Eigenvalues of the Birman-Schwinger operator for singular measures: the noncritical case

TL;DR

This paper studies the eigenvalues of Birman-Schwinger type operators involving singular measures and pseudodifferential operators, providing asymptotic estimates, Weyl law extensions, and singular number bounds in the noncritical case.

Contribution

It extends eigenvalue and singular number estimates to operators with singular measures and noncritical order pseudodifferential operators, including Weyl law and CLR estimates.

Findings

Derived eigenvalue asymptotics depending on measure dimension

Established Weyl law for a class of singular measure operators

Proved CLR estimate for operators with singular measures

Abstract

In a domain $\Omega\subseteq \mathbb{R}^\mathbf{N}$ we consider compact, Birman-Schwinger type, operators of the form $\mathbf{T}_{P,\mathfrak{A}}=\mathfrak{A}^*P\mathfrak{A}$; here $P$ is a singular Borel measure in $\Omega$ and $\mathfrak{A}$ is a noncritical order $-l\ne -\mathbf{N}/2$ pseudodifferential operator.

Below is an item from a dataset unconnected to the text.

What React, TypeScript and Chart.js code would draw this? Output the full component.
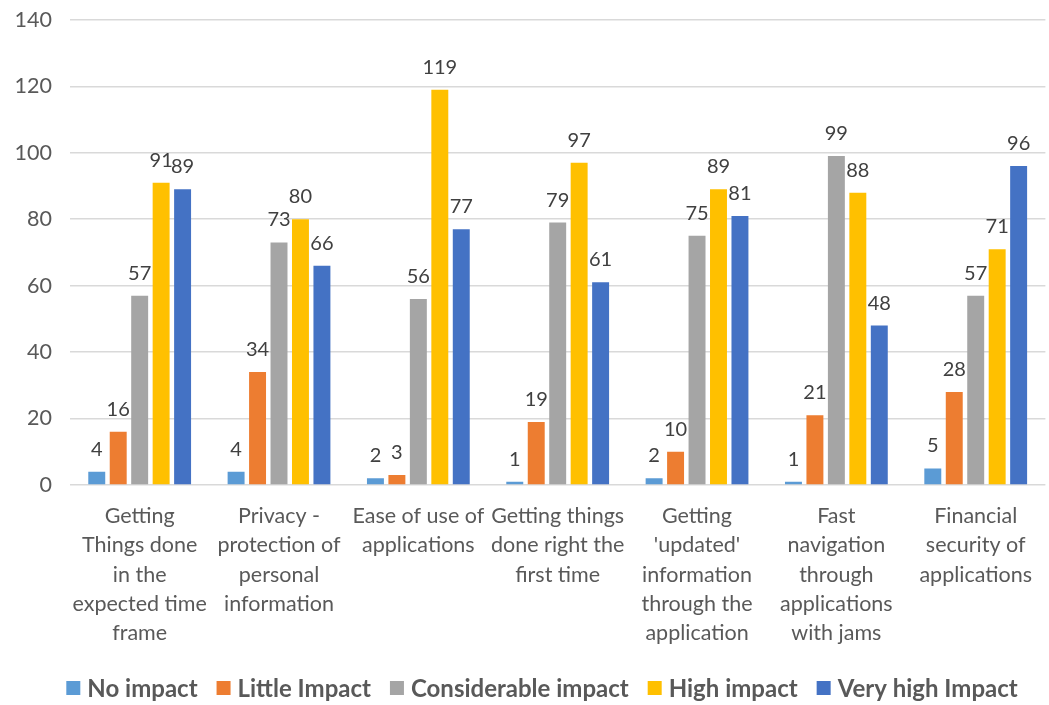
import React, { useEffect, useRef } from "react";
import { Chart, registerables } from "chart.js";

Chart.register(...registerables);

const categories: string[][] = [
  ["Getting", "Things done", "in the", "expected time", "frame"],
  ["Privacy -", "protection of", "personal", "information"],
  ["Ease of use of", "applications"],
  ["Getting things", "done right the", "first time"],
  ["Getting", "'updated'", "information", "through the", "application"],
  ["Fast", "navigation", "through", "applications", "with jams"],
  ["Financial", "security of", "applications"],
];

const noImpact = [4, 4, 2, 1, 2, 1, 5];
const littleImpact = [16, 34, 3, 19, 10, 21, 28];
const considerableImpact = [57, 73, 56, 79, 75, 99, 57];
const highImpact = [91, 80, 119, 97, 89, 88, 71];
const veryHighImpact = [89, 66, 77, 61, 81, 48, 96];

const seriesNames = ["No impact", "Little Impact", "Considerable impact", "High impact", "Very high Impact"];
const seriesColors = ["#5B9BD5", "#ED7D31", "#A5A5A5", "#FFC000", "#4472C4"];

const FONT = "Lato, 'Open Sans', sans-serif";

// The canvas sits slightly above the page top so the plot area starts high up
const SHIFT = 11;
const W = 1049;
const H = 705 + SHIFT;

// Value labels above every bar
const valueLabels = {
  id: "valueLabels",
  afterDatasetsDraw(chart: any) {
    const ctx = chart.ctx;
    ctx.save();
    ctx.font = `20px ${FONT}`;
    ctx.fillStyle = "#404040";
    ctx.textAlign = "center";
    ctx.textBaseline = "alphabetic";
    chart.data.datasets.forEach((ds: any, i: number) => {
      const meta = chart.getDatasetMeta(i);
      meta.data.forEach((bar: any, j: number) => {
        ctx.fillText(String(ds.data[j]), bar.x, bar.y - 16);
      });
    });
    ctx.restore();
  },
};

// Legend drawn along the bottom edge
const bottomLegend = {
  id: "bottomLegend",
  afterDraw(chart: any) {
    const ctx = chart.ctx;
    ctx.save();
    ctx.font = `bold 24px ${FONT}`;
    const box = 14;
    const gap = 7;
    const itemGap = 19;
    const widths = chart.data.datasets.map((ds: any) => box + gap + ctx.measureText(ds.label).width);
    const total = widths.reduce((a: number, b: number) => a + b, 0) + itemGap * (widths.length - 1);
    const cx = 542;
    const cy = 688 + SHIFT;
    let x = cx - total / 2;
    chart.data.datasets.forEach((ds: any, i: number) => {
      ctx.fillStyle = ds.backgroundColor;
      ctx.fillRect(x, cy - box / 2, box, box);
      ctx.fillStyle = "#595959";
      ctx.textAlign = "left";
      ctx.textBaseline = "middle";
      ctx.fillText(ds.label, x + box + gap, cy + 1);
      x += widths[i] + itemGap;
    });
    ctx.restore();
  },
};

export default function App() {
  const canvasRef = useRef<HTMLCanvasElement>(null);

  useEffect(() => {
    const values = [noImpact, littleImpact, considerableImpact, highImpact, veryHighImpact];
    const chart = new Chart(canvasRef.current!, {
      type: "bar",
      data: {
        labels: categories,
        datasets: values.map((data, i) => ({
          label: seriesNames[i],
          data,
          backgroundColor: seriesColors[i],
          categoryPercentage: 0.77,
          barPercentage: 0.79,
        })),
      },
      options: {
        animation: false,
        responsive: false,
        maintainAspectRatio: false,
        layout: { padding: { top: 11, left: 0, right: 0, bottom: 0 } },
        plugins: {
          legend: { display: false },
          tooltip: { enabled: false },
        },
        scales: {
          x: {
            grid: { display: false, drawTicks: false },
            border: { display: false },
            ticks: {
              color: "#595959",
              font: { family: FONT, size: 21.5, lineHeight: 1.35 },
              maxRotation: 0,
              autoSkip: false,
              padding: 17,
            },
            afterFit(scale: any) {
              scale.height = 220;
            },
          },
          y: {
            min: 0,
            max: 140,
            ticks: {
              stepSize: 20,
              color: "#595959",
              font: { family: FONT, size: 21.5 },
              padding: 18,
            },
            grid: { color: "#d9d9d9", lineWidth: 1.5, drawTicks: false },
            border: { display: false },
            afterFit(scale: any) {
              scale.width = 70;
            },
          },
        },
      },
      plugins: [valueLabels, bottomLegend],
    });
    return () => chart.destroy();
  }, []);

  return (
    <div style={{ position: "fixed", left: 0, top: 0, width: 1049, height: 705, overflow: "hidden", background: "#fff" }}>
      <canvas
        ref={canvasRef}
        width={W}
        height={H}
        style={{ display: "block", position: "absolute", left: 0, top: -SHIFT }}
      />
    </div>
  );
}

For a class of such operators, we obtain estimates and a proper version of H.Weyl's asymptotic law for eigenvalues, with order depending on dimensional characteristics of the measure. A version of the CLR estimate for singular measures is proved. For non-selfadjoint operators of the form $P_2 \mathfrak{A} P_1$ and $\mathfrak{A}_2 P \mathfrak{A}_1$ with singular measures $P,P_1,P_2$ and negative order pseudodifferential operators $\mathfrak{A},\mathfrak{A}_1,\mathfrak{A}_2$ we obtain estimates for singular numbers.